Stored records →
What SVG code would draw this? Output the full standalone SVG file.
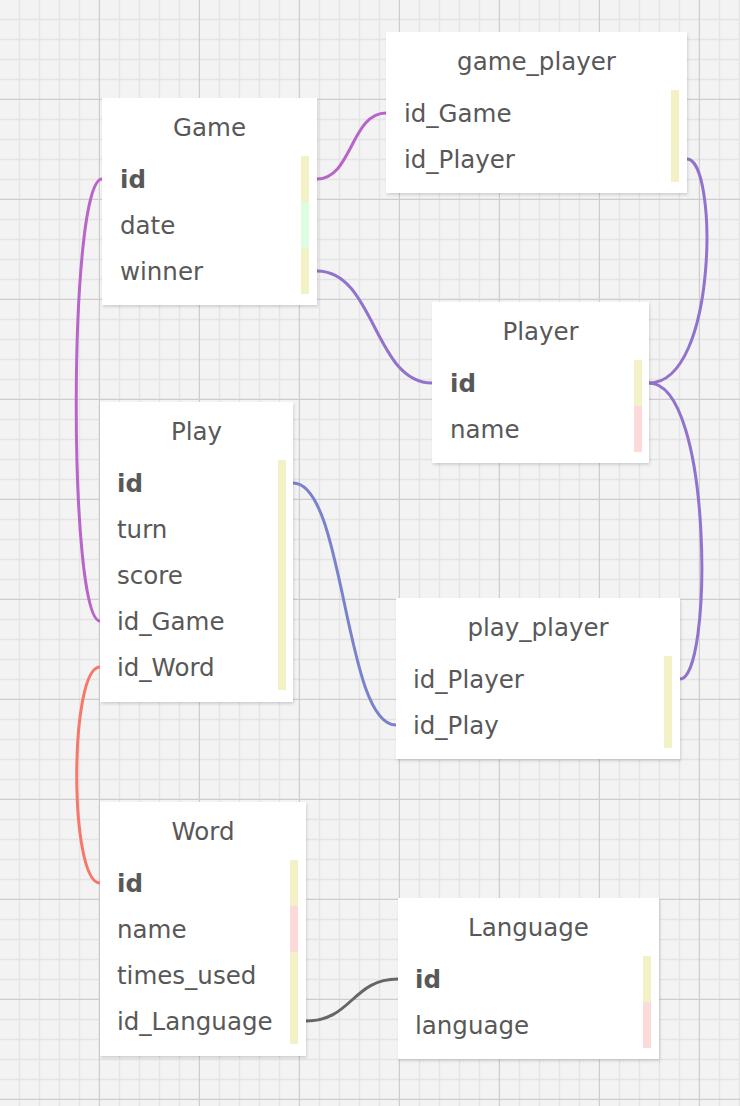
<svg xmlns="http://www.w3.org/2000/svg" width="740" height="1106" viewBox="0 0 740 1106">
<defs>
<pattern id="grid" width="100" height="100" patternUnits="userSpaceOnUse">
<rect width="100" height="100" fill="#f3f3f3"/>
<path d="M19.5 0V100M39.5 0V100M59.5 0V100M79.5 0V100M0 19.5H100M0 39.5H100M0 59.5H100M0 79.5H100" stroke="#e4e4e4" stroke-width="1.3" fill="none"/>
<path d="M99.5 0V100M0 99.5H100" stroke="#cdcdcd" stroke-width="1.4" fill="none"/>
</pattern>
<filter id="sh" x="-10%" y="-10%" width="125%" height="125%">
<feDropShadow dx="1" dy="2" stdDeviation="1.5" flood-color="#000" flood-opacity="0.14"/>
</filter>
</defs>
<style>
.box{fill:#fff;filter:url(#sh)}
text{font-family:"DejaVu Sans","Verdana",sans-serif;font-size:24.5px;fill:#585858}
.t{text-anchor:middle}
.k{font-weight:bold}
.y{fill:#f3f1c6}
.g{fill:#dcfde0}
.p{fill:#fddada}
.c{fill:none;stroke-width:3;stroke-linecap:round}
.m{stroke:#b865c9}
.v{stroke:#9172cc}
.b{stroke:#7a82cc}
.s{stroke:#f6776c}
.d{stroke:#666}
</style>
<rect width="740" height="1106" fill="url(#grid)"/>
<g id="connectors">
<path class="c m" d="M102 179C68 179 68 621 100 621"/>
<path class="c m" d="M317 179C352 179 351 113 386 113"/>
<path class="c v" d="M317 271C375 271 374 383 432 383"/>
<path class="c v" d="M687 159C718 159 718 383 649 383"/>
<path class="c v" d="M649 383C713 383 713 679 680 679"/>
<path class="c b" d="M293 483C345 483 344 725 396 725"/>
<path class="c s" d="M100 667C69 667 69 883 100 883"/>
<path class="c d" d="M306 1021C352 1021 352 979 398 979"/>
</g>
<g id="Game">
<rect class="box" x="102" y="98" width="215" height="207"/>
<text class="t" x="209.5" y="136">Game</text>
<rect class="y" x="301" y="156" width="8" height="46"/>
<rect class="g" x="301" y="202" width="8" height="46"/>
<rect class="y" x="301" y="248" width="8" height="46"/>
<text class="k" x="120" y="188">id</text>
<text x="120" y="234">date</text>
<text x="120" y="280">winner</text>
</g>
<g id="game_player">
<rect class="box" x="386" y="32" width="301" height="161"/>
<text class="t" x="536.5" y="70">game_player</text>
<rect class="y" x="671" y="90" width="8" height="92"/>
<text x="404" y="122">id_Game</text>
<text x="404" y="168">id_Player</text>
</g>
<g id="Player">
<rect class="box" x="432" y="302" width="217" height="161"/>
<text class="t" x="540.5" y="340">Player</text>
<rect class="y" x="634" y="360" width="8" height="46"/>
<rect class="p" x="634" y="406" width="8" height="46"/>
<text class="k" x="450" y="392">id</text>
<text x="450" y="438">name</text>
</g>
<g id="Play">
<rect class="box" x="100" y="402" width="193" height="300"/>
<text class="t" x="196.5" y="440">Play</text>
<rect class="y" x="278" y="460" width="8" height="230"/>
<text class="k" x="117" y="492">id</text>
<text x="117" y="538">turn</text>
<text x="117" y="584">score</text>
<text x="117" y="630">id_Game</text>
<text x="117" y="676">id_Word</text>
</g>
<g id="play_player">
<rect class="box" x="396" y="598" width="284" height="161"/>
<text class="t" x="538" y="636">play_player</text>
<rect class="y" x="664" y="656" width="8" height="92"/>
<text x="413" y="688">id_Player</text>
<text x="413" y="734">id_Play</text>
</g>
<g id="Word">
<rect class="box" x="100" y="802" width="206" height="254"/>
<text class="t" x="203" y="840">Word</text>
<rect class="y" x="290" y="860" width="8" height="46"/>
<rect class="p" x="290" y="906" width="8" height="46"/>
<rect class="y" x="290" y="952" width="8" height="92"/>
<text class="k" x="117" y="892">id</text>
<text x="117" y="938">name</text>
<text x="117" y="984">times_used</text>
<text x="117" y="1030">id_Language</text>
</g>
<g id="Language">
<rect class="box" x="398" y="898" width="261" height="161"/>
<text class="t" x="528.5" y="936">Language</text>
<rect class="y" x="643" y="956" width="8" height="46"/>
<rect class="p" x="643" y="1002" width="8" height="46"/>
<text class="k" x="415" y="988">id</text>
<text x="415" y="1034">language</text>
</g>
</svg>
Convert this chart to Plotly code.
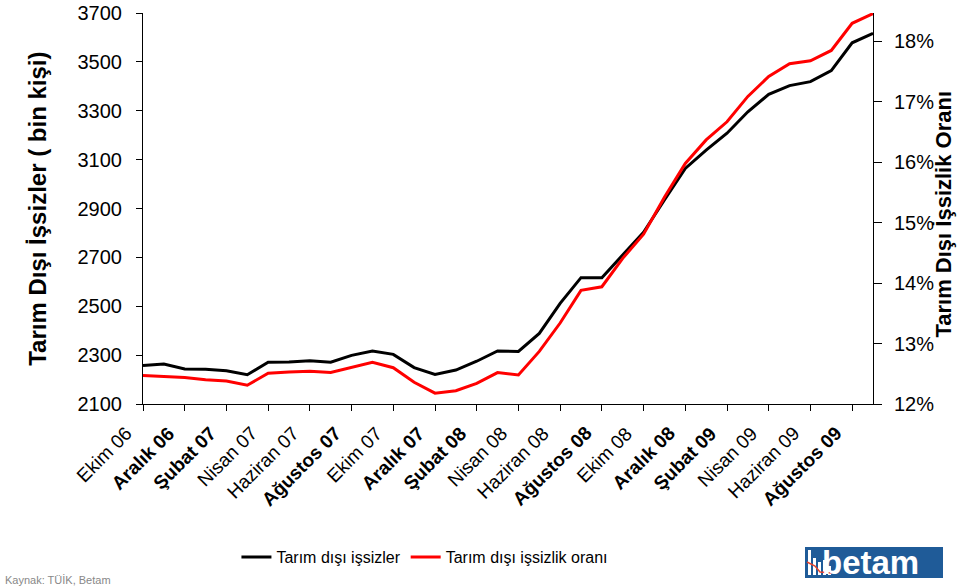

What needs to be done →
Reproduce the full listing faithfully, but do not carry over any pictures.

Answer to this task →
What SVG code would draw this? Output the full standalone SVG file.
<svg xmlns="http://www.w3.org/2000/svg" width="740" height="1106" viewBox="0 0 740 1106">
<defs>
<pattern id="grid" width="100" height="100" patternUnits="userSpaceOnUse">
<rect width="100" height="100" fill="#f3f3f3"/>
<path d="M19.5 0V100M39.5 0V100M59.5 0V100M79.5 0V100M0 19.5H100M0 39.5H100M0 59.5H100M0 79.5H100" stroke="#e4e4e4" stroke-width="1.3" fill="none"/>
<path d="M99.5 0V100M0 99.5H100" stroke="#cdcdcd" stroke-width="1.4" fill="none"/>
</pattern>
<filter id="sh" x="-10%" y="-10%" width="125%" height="125%">
<feDropShadow dx="1" dy="2" stdDeviation="1.5" flood-color="#000" flood-opacity="0.14"/>
</filter>
</defs>
<style>
.box{fill:#fff;filter:url(#sh)}
text{font-family:"DejaVu Sans","Verdana",sans-serif;font-size:24.5px;fill:#585858}
.t{text-anchor:middle}
.k{font-weight:bold}
.y{fill:#f3f1c6}
.g{fill:#dcfde0}
.p{fill:#fddada}
.c{fill:none;stroke-width:3;stroke-linecap:round}
.m{stroke:#b865c9}
.v{stroke:#9172cc}
.b{stroke:#7a82cc}
.s{stroke:#f6776c}
.d{stroke:#666}
</style>
<rect width="740" height="1106" fill="url(#grid)"/>
<g id="connectors">
<path class="c m" d="M102 179C68 179 68 621 100 621"/>
<path class="c m" d="M317 179C352 179 351 113 386 113"/>
<path class="c v" d="M317 271C375 271 374 383 432 383"/>
<path class="c v" d="M687 159C718 159 718 383 649 383"/>
<path class="c v" d="M649 383C713 383 713 679 680 679"/>
<path class="c b" d="M293 483C345 483 344 725 396 725"/>
<path class="c s" d="M100 667C69 667 69 883 100 883"/>
<path class="c d" d="M306 1021C352 1021 352 979 398 979"/>
</g>
<g id="Game">
<rect class="box" x="102" y="98" width="215" height="207"/>
<text class="t" x="209.5" y="136">Game</text>
<rect class="y" x="301" y="156" width="8" height="46"/>
<rect class="g" x="301" y="202" width="8" height="46"/>
<rect class="y" x="301" y="248" width="8" height="46"/>
<text class="k" x="120" y="188">id</text>
<text x="120" y="234">date</text>
<text x="120" y="280">winner</text>
</g>
<g id="game_player">
<rect class="box" x="386" y="32" width="301" height="161"/>
<text class="t" x="536.5" y="70">game_player</text>
<rect class="y" x="671" y="90" width="8" height="92"/>
<text x="404" y="122">id_Game</text>
<text x="404" y="168">id_Player</text>
</g>
<g id="Player">
<rect class="box" x="432" y="302" width="217" height="161"/>
<text class="t" x="540.5" y="340">Player</text>
<rect class="y" x="634" y="360" width="8" height="46"/>
<rect class="p" x="634" y="406" width="8" height="46"/>
<text class="k" x="450" y="392">id</text>
<text x="450" y="438">name</text>
</g>
<g id="Play">
<rect class="box" x="100" y="402" width="193" height="300"/>
<text class="t" x="196.5" y="440">Play</text>
<rect class="y" x="278" y="460" width="8" height="230"/>
<text class="k" x="117" y="492">id</text>
<text x="117" y="538">turn</text>
<text x="117" y="584">score</text>
<text x="117" y="630">id_Game</text>
<text x="117" y="676">id_Word</text>
</g>
<g id="play_player">
<rect class="box" x="396" y="598" width="284" height="161"/>
<text class="t" x="538" y="636">play_player</text>
<rect class="y" x="664" y="656" width="8" height="92"/>
<text x="413" y="688">id_Player</text>
<text x="413" y="734">id_Play</text>
</g>
<g id="Word">
<rect class="box" x="100" y="802" width="206" height="254"/>
<text class="t" x="203" y="840">Word</text>
<rect class="y" x="290" y="860" width="8" height="46"/>
<rect class="p" x="290" y="906" width="8" height="46"/>
<rect class="y" x="290" y="952" width="8" height="92"/>
<text class="k" x="117" y="892">id</text>
<text x="117" y="938">name</text>
<text x="117" y="984">times_used</text>
<text x="117" y="1030">id_Language</text>
</g>
<g id="Language">
<rect class="box" x="398" y="898" width="261" height="161"/>
<text class="t" x="528.5" y="936">Language</text>
<rect class="y" x="643" y="956" width="8" height="46"/>
<rect class="p" x="643" y="1002" width="8" height="46"/>
<text class="k" x="415" y="988">id</text>
<text x="415" y="1034">language</text>
</g>
</svg>
Convert this chart to Plotly code.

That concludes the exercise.